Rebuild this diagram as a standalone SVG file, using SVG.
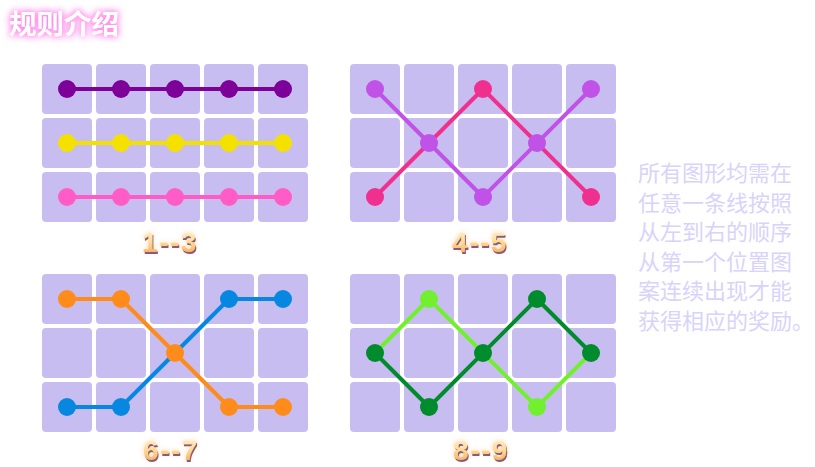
<svg xmlns="http://www.w3.org/2000/svg" width="815" height="467" viewBox="0 0 815 467">
<defs>
<style>
.cell{fill:#c8bdf0}
.ln{fill:none;stroke-width:4;stroke-linejoin:round;stroke-linecap:round}
.lbl{font-family:"Liberation Sans",Arial,sans-serif;font-weight:bold;font-size:28px;text-anchor:middle;fill:url(#lg);letter-spacing:1.5px}
.desc{font-family:"Noto Sans CJK SC","Noto Sans",sans-serif;font-size:22px;fill:#d8d3fa}
</style>
<linearGradient id="lg" x1="0" y1="0" x2="0" y2="1">
<stop offset="0" stop-color="#fff6d8"/>
<stop offset="0.5" stop-color="#ffd890"/>
<stop offset="1" stop-color="#f0a050"/>
</linearGradient>
<filter id="glow" x="-30%" y="-60%" width="160%" height="220%">
<feGaussianBlur in="SourceAlpha" stdDeviation="3.5" result="b"/>
<feFlood flood-color="#ff7ee8"/>
<feComposite in2="b" operator="in" result="g"/>
<feMerge><feMergeNode in="g"/><feMergeNode in="g"/><feMergeNode in="SourceGraphic"/></feMerge>
</filter>
<filter id="lglow" x="-30%" y="-40%" width="160%" height="180%">
<feGaussianBlur in="SourceAlpha" stdDeviation="2.5" result="b"/>
<feFlood flood-color="#ffc890" flood-opacity="0.8"/>
<feComposite in2="b" operator="in" result="g"/>
<feOffset in="SourceAlpha" dx="1" dy="2" result="o"/>
<feFlood flood-color="#8a5a7a"/>
<feComposite in2="o" operator="in" result="s"/>
<feMerge><feMergeNode in="g"/><feMergeNode in="s"/><feMergeNode in="SourceGraphic"/></feMerge>
</filter>
<g id="grid">
<rect class="cell" x="0" y="0" width="50" height="50" rx="4"/>
<rect class="cell" x="54" y="0" width="50" height="50" rx="4"/>
<rect class="cell" x="108" y="0" width="50" height="50" rx="4"/>
<rect class="cell" x="162" y="0" width="50" height="50" rx="4"/>
<rect class="cell" x="216" y="0" width="50" height="50" rx="4"/>
<rect class="cell" x="0" y="54" width="50" height="50" rx="4"/>
<rect class="cell" x="54" y="54" width="50" height="50" rx="4"/>
<rect class="cell" x="108" y="54" width="50" height="50" rx="4"/>
<rect class="cell" x="162" y="54" width="50" height="50" rx="4"/>
<rect class="cell" x="216" y="54" width="50" height="50" rx="4"/>
<rect class="cell" x="0" y="108" width="50" height="50" rx="4"/>
<rect class="cell" x="54" y="108" width="50" height="50" rx="4"/>
<rect class="cell" x="108" y="108" width="50" height="50" rx="4"/>
<rect class="cell" x="162" y="108" width="50" height="50" rx="4"/>
<rect class="cell" x="216" y="108" width="50" height="50" rx="4"/>
</g>
</defs>
<rect width="815" height="467" fill="#ffffff"/>

<g id="title" filter="url(#glow)">
<text x="9" y="34" font-family="'Noto Sans CJK SC',sans-serif" font-weight="bold" font-size="27.5" fill="#ffffff">规则介绍</text>
</g>

<g id="panel-1-3">
<use href="#grid" x="42" y="64"/>
<g id="lines-1-3">
<path class="ln" stroke="#7d0098" d="M67 89H283"/>
<path class="ln" stroke="#f2e000" d="M67 143H283"/>
<path class="ln" stroke="#ff5cc8" d="M67 197H283"/>
</g>
<g fill="#7d0098"><circle cx="67" cy="89" r="9"/><circle cx="121" cy="89" r="9"/><circle cx="175" cy="89" r="9"/><circle cx="229" cy="89" r="9"/><circle cx="283" cy="89" r="9"/></g>
<g fill="#f5e100"><circle cx="67" cy="143" r="9"/><circle cx="121" cy="143" r="9"/><circle cx="175" cy="143" r="9"/><circle cx="229" cy="143" r="9"/><circle cx="283" cy="143" r="9"/></g>
<g fill="#ff5cc8"><circle cx="67" cy="197" r="9"/><circle cx="121" cy="197" r="9"/><circle cx="175" cy="197" r="9"/><circle cx="229" cy="197" r="9"/><circle cx="283" cy="197" r="9"/></g>
<text class="lbl" x="170" y="252" filter="url(#lglow)">1--3</text>
</g>

<g id="panel-4-5">
<use href="#grid" x="350" y="64"/>
<g id="lines-4-5">
<path class="ln" stroke="#c052e8" d="M375 89L483 197L591 89"/>
<path class="ln" stroke="#f0308e" d="M375 197L483 89L591 197"/>
</g>
<g fill="#f0308e"><circle cx="375" cy="197" r="9"/><circle cx="483" cy="89" r="9"/><circle cx="591" cy="197" r="9"/></g>
<g fill="#c052e8"><circle cx="375" cy="89" r="9"/><circle cx="429" cy="143" r="9"/><circle cx="483" cy="197" r="9"/><circle cx="537" cy="143" r="9"/><circle cx="591" cy="89" r="9"/></g>
<text class="lbl" x="480" y="252" filter="url(#lglow)">4--5</text>
</g>

<g id="panel-6-7">
<use href="#grid" x="42" y="274"/>
<g id="lines-6-7">
<path class="ln" stroke="#ff8c1a" d="M67 299H121L229 407H283"/>
<path class="ln" stroke="#0788e0" d="M67 407H121L229 299H283"/>
</g>
<g fill="#0788e0"><circle cx="67" cy="407" r="9"/><circle cx="121" cy="407" r="9"/><circle cx="229" cy="299" r="9"/><circle cx="283" cy="299" r="9"/></g>
<g fill="#ff8c1a"><circle cx="67" cy="299" r="9"/><circle cx="121" cy="299" r="9"/><circle cx="175" cy="353" r="9"/><circle cx="229" cy="407" r="9"/><circle cx="283" cy="407" r="9"/></g>
<text class="lbl" x="171" y="460" filter="url(#lglow)">6--7</text>
</g>

<g id="panel-8-9">
<use href="#grid" x="350" y="274"/>
<g id="lines-8-9">
<path class="ln" stroke="#72f030" d="M375 353L429 299L537 407L591 353"/>
<path class="ln" stroke="#008c2c" d="M375 353L429 407L537 299L591 353"/>
</g>
<g fill="#72f030"><circle cx="429" cy="299" r="9"/><circle cx="537" cy="407" r="9"/></g>
<g fill="#008c2c"><circle cx="375" cy="353" r="9"/><circle cx="429" cy="407" r="9"/><circle cx="483" cy="353" r="9"/><circle cx="537" cy="299" r="9"/><circle cx="591" cy="353" r="9"/></g>
<text class="lbl" x="481" y="460" filter="url(#lglow)">8--9</text>
</g>

<g id="rules-text">
<text class="desc" x="638" y="181">所有图形均需在</text>
<text class="desc" x="638" y="210.5">任意一条线按照</text>
<text class="desc" x="638" y="240">从左到右的顺序</text>
<text class="desc" x="638" y="269.5">从第一个位置图</text>
<text class="desc" x="638" y="299">案连续出现才能</text>
<text class="desc" x="638" y="328.5">获得相应的奖励。</text>
</g>
</svg>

◆ ◆ ◆

Exactly as written, return every line of the listing, but not the pictures.

Rebuild this diagram as a standalone SVG file, using SVG.
<svg xmlns="http://www.w3.org/2000/svg" width="815" height="467" viewBox="0 0 815 467">
<defs>
<style>
.cell{fill:#c8bdf0}
.ln{fill:none;stroke-width:4;stroke-linejoin:round;stroke-linecap:round}
.lbl{font-family:"Liberation Sans",Arial,sans-serif;font-weight:bold;font-size:28px;text-anchor:middle;fill:url(#lg);letter-spacing:1.5px}
.desc{font-family:"Noto Sans CJK SC","Noto Sans",sans-serif;font-size:22px;fill:#d8d3fa}
</style>
<linearGradient id="lg" x1="0" y1="0" x2="0" y2="1">
<stop offset="0" stop-color="#fff6d8"/>
<stop offset="0.5" stop-color="#ffd890"/>
<stop offset="1" stop-color="#f0a050"/>
</linearGradient>
<filter id="glow" x="-30%" y="-60%" width="160%" height="220%">
<feGaussianBlur in="SourceAlpha" stdDeviation="3.5" result="b"/>
<feFlood flood-color="#ff7ee8"/>
<feComposite in2="b" operator="in" result="g"/>
<feMerge><feMergeNode in="g"/><feMergeNode in="g"/><feMergeNode in="SourceGraphic"/></feMerge>
</filter>
<filter id="lglow" x="-30%" y="-40%" width="160%" height="180%">
<feGaussianBlur in="SourceAlpha" stdDeviation="2.5" result="b"/>
<feFlood flood-color="#ffc890" flood-opacity="0.8"/>
<feComposite in2="b" operator="in" result="g"/>
<feOffset in="SourceAlpha" dx="1" dy="2" result="o"/>
<feFlood flood-color="#8a5a7a"/>
<feComposite in2="o" operator="in" result="s"/>
<feMerge><feMergeNode in="g"/><feMergeNode in="s"/><feMergeNode in="SourceGraphic"/></feMerge>
</filter>
<g id="grid">
<rect class="cell" x="0" y="0" width="50" height="50" rx="4"/>
<rect class="cell" x="54" y="0" width="50" height="50" rx="4"/>
<rect class="cell" x="108" y="0" width="50" height="50" rx="4"/>
<rect class="cell" x="162" y="0" width="50" height="50" rx="4"/>
<rect class="cell" x="216" y="0" width="50" height="50" rx="4"/>
<rect class="cell" x="0" y="54" width="50" height="50" rx="4"/>
<rect class="cell" x="54" y="54" width="50" height="50" rx="4"/>
<rect class="cell" x="108" y="54" width="50" height="50" rx="4"/>
<rect class="cell" x="162" y="54" width="50" height="50" rx="4"/>
<rect class="cell" x="216" y="54" width="50" height="50" rx="4"/>
<rect class="cell" x="0" y="108" width="50" height="50" rx="4"/>
<rect class="cell" x="54" y="108" width="50" height="50" rx="4"/>
<rect class="cell" x="108" y="108" width="50" height="50" rx="4"/>
<rect class="cell" x="162" y="108" width="50" height="50" rx="4"/>
<rect class="cell" x="216" y="108" width="50" height="50" rx="4"/>
</g>
</defs>
<rect width="815" height="467" fill="#ffffff"/>

<g id="title" filter="url(#glow)">
<text x="9" y="34" font-family="'Noto Sans CJK SC',sans-serif" font-weight="bold" font-size="27.5" fill="#ffffff">规则介绍</text>
</g>

<g id="panel-1-3">
<use href="#grid" x="42" y="64"/>
<g id="lines-1-3">
<path class="ln" stroke="#7d0098" d="M67 89H283"/>
<path class="ln" stroke="#f2e000" d="M67 143H283"/>
<path class="ln" stroke="#ff5cc8" d="M67 197H283"/>
</g>
<g fill="#7d0098"><circle cx="67" cy="89" r="9"/><circle cx="121" cy="89" r="9"/><circle cx="175" cy="89" r="9"/><circle cx="229" cy="89" r="9"/><circle cx="283" cy="89" r="9"/></g>
<g fill="#f5e100"><circle cx="67" cy="143" r="9"/><circle cx="121" cy="143" r="9"/><circle cx="175" cy="143" r="9"/><circle cx="229" cy="143" r="9"/><circle cx="283" cy="143" r="9"/></g>
<g fill="#ff5cc8"><circle cx="67" cy="197" r="9"/><circle cx="121" cy="197" r="9"/><circle cx="175" cy="197" r="9"/><circle cx="229" cy="197" r="9"/><circle cx="283" cy="197" r="9"/></g>
<text class="lbl" x="170" y="252" filter="url(#lglow)">1--3</text>
</g>

<g id="panel-4-5">
<use href="#grid" x="350" y="64"/>
<g id="lines-4-5">
<path class="ln" stroke="#c052e8" d="M375 89L483 197L591 89"/>
<path class="ln" stroke="#f0308e" d="M375 197L483 89L591 197"/>
</g>
<g fill="#f0308e"><circle cx="375" cy="197" r="9"/><circle cx="483" cy="89" r="9"/><circle cx="591" cy="197" r="9"/></g>
<g fill="#c052e8"><circle cx="375" cy="89" r="9"/><circle cx="429" cy="143" r="9"/><circle cx="483" cy="197" r="9"/><circle cx="537" cy="143" r="9"/><circle cx="591" cy="89" r="9"/></g>
<text class="lbl" x="480" y="252" filter="url(#lglow)">4--5</text>
</g>

<g id="panel-6-7">
<use href="#grid" x="42" y="274"/>
<g id="lines-6-7">
<path class="ln" stroke="#ff8c1a" d="M67 299H121L229 407H283"/>
<path class="ln" stroke="#0788e0" d="M67 407H121L229 299H283"/>
</g>
<g fill="#0788e0"><circle cx="67" cy="407" r="9"/><circle cx="121" cy="407" r="9"/><circle cx="229" cy="299" r="9"/><circle cx="283" cy="299" r="9"/></g>
<g fill="#ff8c1a"><circle cx="67" cy="299" r="9"/><circle cx="121" cy="299" r="9"/><circle cx="175" cy="353" r="9"/><circle cx="229" cy="407" r="9"/><circle cx="283" cy="407" r="9"/></g>
<text class="lbl" x="171" y="460" filter="url(#lglow)">6--7</text>
</g>

<g id="panel-8-9">
<use href="#grid" x="350" y="274"/>
<g id="lines-8-9">
<path class="ln" stroke="#72f030" d="M375 353L429 299L537 407L591 353"/>
<path class="ln" stroke="#008c2c" d="M375 353L429 407L537 299L591 353"/>
</g>
<g fill="#72f030"><circle cx="429" cy="299" r="9"/><circle cx="537" cy="407" r="9"/></g>
<g fill="#008c2c"><circle cx="375" cy="353" r="9"/><circle cx="429" cy="407" r="9"/><circle cx="483" cy="353" r="9"/><circle cx="537" cy="299" r="9"/><circle cx="591" cy="353" r="9"/></g>
<text class="lbl" x="481" y="460" filter="url(#lglow)">8--9</text>
</g>

<g id="rules-text">
<text class="desc" x="638" y="181">所有图形均需在</text>
<text class="desc" x="638" y="210.5">任意一条线按照</text>
<text class="desc" x="638" y="240">从左到右的顺序</text>
<text class="desc" x="638" y="269.5">从第一个位置图</text>
<text class="desc" x="638" y="299">案连续出现才能</text>
<text class="desc" x="638" y="328.5">获得相应的奖励。</text>
</g>
</svg>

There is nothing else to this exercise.